Like Trump in 2021, Bolsonaro also issued a comment on the rioting that stopped short of condemning his supporters. Bolsonaro wrote on Twitter that while peaceful demonstrations are part of democracy, “depredations and invasions of public buildings as occurred today, as well as those practiced by the left in 2013 and 2017, escape the rule.”
While Bolsonaro seeks to distance himself from the rioting, Lula holds him responsible for feeding voters baseless election fraud stories that have fueled the risk of political violence. Last week, Bolsonaro distanced himself from a foiled bomb plot but the cops believe the culprit was inspired by the former leader’s call to arms.

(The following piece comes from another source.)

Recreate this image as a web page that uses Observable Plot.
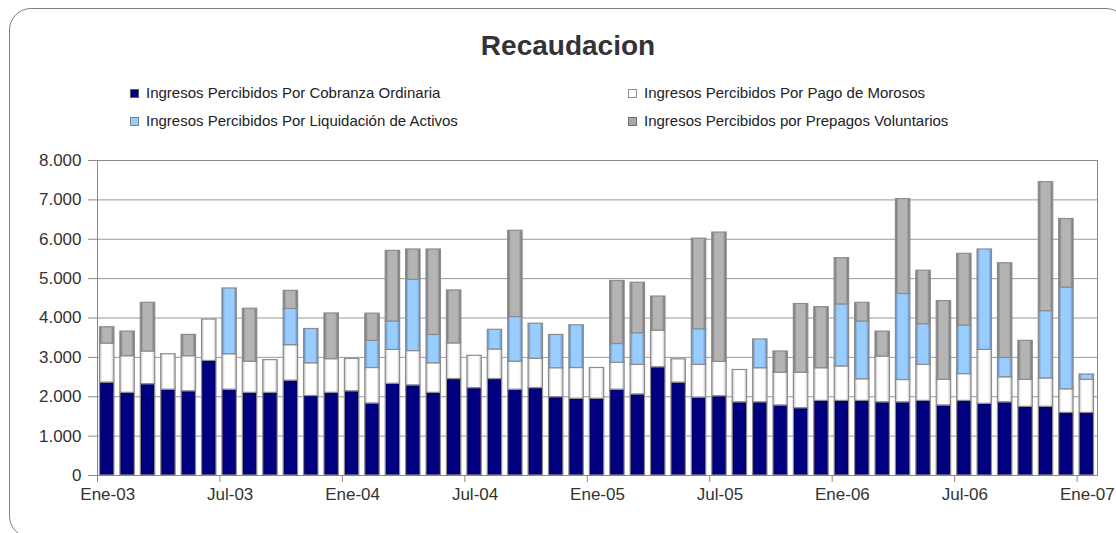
<!DOCTYPE html>
<html>
<head>
<meta charset="utf-8">
<script src="https://cdn.jsdelivr.net/npm/d3@7"></script>
<script src="https://cdn.jsdelivr.net/npm/@observablehq/plot@0.6"></script>
<style>
  body { margin: 0; background: #fff; font-family: "Liberation Sans", Arial, sans-serif; }
  #wrap { position: relative; width: 1116px; height: 533px; overflow: hidden; }
  #frame { position: absolute; left: 9px; top: 8px; width: 1117px; height: 528px; border: 1px solid #808080; border-radius: 22px; pointer-events: none; }
  #header { position: relative; height: 140px; }
  #title { position: absolute; left: 10px; width: 1116px; top: 30px; text-align: center; font-weight: bold; font-size: 28px; line-height: 32px; color: #333; }
  .leg { position: absolute; font-size: 15px; line-height: 18px; color: #222; white-space: nowrap; }
  .sw { position: absolute; width: 7px; height: 7px; border: 1px solid #808080; }
  #chart svg { display: block; }
</style>
</head>
<body>
<div id="wrap">
  <div id="frame"></div>
  <div id="header">
    <div id="title">Recaudacion</div>
    <div id="legend"></div>
  </div>
  <div id="chart"></div>
</div>
<script>
// Categories (months)
const months = [
  "Ene-03","Feb-03","Mar-03","Abr-03","May-03","Jun-03","Jul-03","Ago-03","Sep-03","Oct-03","Nov-03","Dic-03",
  "Ene-04","Feb-04","Mar-04","Abr-04","May-04","Jun-04","Jul-04","Ago-04","Sep-04","Oct-04","Nov-04","Dic-04",
  "Ene-05","Feb-05","Mar-05","Abr-05","May-05","Jun-05","Jul-05","Ago-05","Sep-05","Oct-05","Nov-05","Dic-05",
  "Ene-06","Feb-06","Mar-06","Abr-06","May-06","Jun-06","Jul-06","Ago-06","Sep-06","Oct-06","Nov-06","Dic-06",
  "Ene-07"
];
// Tick labels on the x axis
const xTickLabels = ["Ene-03","Jul-03","Ene-04","Jul-04","Ene-05","Jul-05","Ene-06","Jul-06","Ene-07"];
// Y ticks
const yTicks = [0,1000,2000,3000,4000,5000,6000,7000,8000];

// Series names
const seriesNames = [
  "Ingresos Percibidos Por Cobranza Ordinaria",
  "Ingresos Percibidos Por Pago de Morosos",
  "Ingresos Percibidos Por Liquidación de Activos",
  "Ingresos Percibidos por Prepagos Voluntarios"
];

// Series values
const cobranza = [2360,2100,2320,2180,2140,2910,2180,2100,2100,2410,2020,2100,
                  2140,1830,2330,2290,2100,2450,2220,2450,2180,2220,1990,1950,
                  1950,2180,2060,2750,2360,1980,2015,1860,1860,1780,1710,1895,
                  1895,1895,1860,1860,1895,1780,1895,1820,1860,1745,1745,1590,
                  1590];
const morosos = [990,930,830,900,890,1050,900,790,830,900,830,855,
                 820,900,860,870,750,905,820,750,710,745,735,780,
                 780,680,750,930,590,830,870,820,865,830,900,830,
                 875,550,1160,565,915,650,680,1370,635,685,720,600,
                 840];
const liquidacion = [0,0,0,0,0,0,1670,0,0,920,870,0,
                     0,690,720,1810,720,0,0,500,1135,890,845,1085,
                     0,480,805,0,0,905,0,0,730,0,0,0,
                     1575,1465,0,2185,1035,0,1235,2550,490,0,1710,2580,
                     135];
const prepagos = [415,625,1235,0,540,0,0,1345,0,460,0,1160,
                  0,690,1795,770,2170,1345,0,0,2190,0,0,0,
                  0,1600,1280,865,0,2300,3285,0,0,540,1745,1550,
                  1175,475,635,2410,1355,2000,1820,0,2405,990,3275,1745,
                  0];

const seriesValues = [cobranza, morosos, liquidacion, prepagos];
const fills = ["url(#gNavy)", "url(#gWhite)", "url(#gBlue)", "url(#gGray)"];

// Long table
const data = [];
months.forEach((m, i) => {
  seriesValues.forEach((vals, s) => {
    if (vals[i] > 0) data.push({i, month: m, serie: seriesNames[s], value: vals[i]});
  });
});

const xTickIdx = xTickLabels.map(l => months.indexOf(l));
const fmtY = d => d3.format(",")(d).replace(/,/g, ".");

const plot = Plot.plot({
  width: 1116,
  height: 393,
  marginTop: 20,
  marginBottom: 58,
  marginLeft: 97,
  marginRight: 19,
  style: {fontFamily: "'Liberation Sans', Arial, sans-serif", fontSize: "17px", color: "#333", background: "transparent"},
  x: {type: "linear", domain: [0, months.length], label: null},
  y: {domain: [0, 8000], label: null},
  color: {type: "ordinal", domain: seriesNames, range: fills},
  marks: [
    Plot.gridY(yTicks, {stroke: "#999", strokeOpacity: 1}),
    Plot.rectY(data, {
      x1: "i",
      x2: d => d.i + 1,
      y: "value",
      fill: "serie",
      order: seriesNames,
      stroke: "#8c8c8c",
      strokeWidth: 1.2,
      insetLeft: 2.5,
      insetRight: 3.5
    }),
    Plot.frame({stroke: "#888"}),
    Plot.axisY({ticks: yTicks, tickFormat: fmtY, tickSize: 9, tickPadding: 7, stroke: "#888", fontSize: 17, label: null}),
    Plot.axisX({ticks: xTickIdx, tickFormat: () => "", tickSize: 7, stroke: "#888", label: null}),
    Plot.axisX({ticks: xTickIdx.map(i => i + 0.5), tickFormat: d => months[Math.round(d - 0.5)], tickSize: 0, tickPadding: 12, fontSize: 17, label: null})
  ]
});

// gradients
const defs = d3.select(plot).insert("defs", ":first-child");
function grad(id, edge, mid, e1 = 0.22) {
  const g = defs.append("linearGradient").attr("id", id).attr("x1", 0).attr("x2", 1).attr("y1", 0).attr("y2", 0);
  g.append("stop").attr("offset", 0).attr("stop-color", edge);
  g.append("stop").attr("offset", e1).attr("stop-color", mid);
  g.append("stop").attr("offset", 1 - e1).attr("stop-color", mid);
  g.append("stop").attr("offset", 1).attr("stop-color", edge);
}
grad("gNavy", "#00005c", "#000080", 0.2);
grad("gWhite", "#bdbdbd", "#ffffff", 0.2);
grad("gBlue", "#5f86ad", "#99ccff", 0.2);
grad("gGray", "#6e6e6e", "#b4b4b4", 0.22);

document.getElementById("chart").appendChild(plot);

// legend
const legPos = [
  {x: 130, y: 84}, {x: 628, y: 84},
  {x: 130, y: 112}, {x: 628, y: 112}
];
const swFill = ["#000080", "#ffffff", "#99ccff", "#a8a8a8"];
const swBorder = ["#606060", "#909090", "#808080", "#707070"];
const leg = document.getElementById("legend");
seriesNames.forEach((name, k) => {
  const p = legPos[k];
  const sw = document.createElement("div");
  sw.className = "sw";
  sw.style.left = p.x + "px";
  sw.style.top = (p.y + 5) + "px";
  sw.style.background = swFill[k];
  sw.style.borderColor = swBorder[k];
  leg.appendChild(sw);
  const t = document.createElement("div");
  t.className = "leg";
  t.style.left = (p.x + 16) + "px";
  t.style.top = p.y + "px";
  t.textContent = name;
  leg.appendChild(t);
});
</script>
</body>
</html>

Quotable: Brazil didn’t learn from the US
“Brazilian authorities had two years to learn the lessons from the Capitol invasion and to prepare themselves for something similar in Brazil. Local security forces in Brasilia failed in a systematic way to prevent and to respond to extremist actions in the city. And the new federal authorities, such as the ministers of justice and of defense, were not able to act in a decisive way.” —Maurício Santoro, political science professor at the State University of Rio de Janeiro, told the Associated Press
What happens to Bolsonaro now?
As Brazil investigates the events leading to the insurrection, Bolsonaro’s presence in the US puts a spotlight on the White House. Democratic congresspeople Joaquin Castro and Alexandra Ocasio-Cortez, among others, are calling for US president Joe Biden to remove Bolsonaro from his self-imposed exile in suburban Orlando.
If the US does revoke his visa and allow for extradition, Bolsonaro, without his presidential immunity, will be the subject of several probes.
The Biden administration predictably condemned the Jan. 8 insurrection. In tweets, both White House national security adviser Jake Sullivan and US Secretary of State Antony Blinken condemned the attack for undermining Brazil’s democracy. Biden, who is touring the US-Mexico border, called it an “assault on democracy,” labeling the situation “outrageous.” So far, it’s unclear whether the US will take any further action.
Person of interest: Anderson Torres
Brasilia’s recently-fired former head of public security, Anderson Torres, is one of the public officials that faces an arrest warrant over “acts and omissions” leading to the insurrection. Torres, Bolsonaro’s former minister of justice, is also reportedly in the US, as the Associated Press reported, citing local media.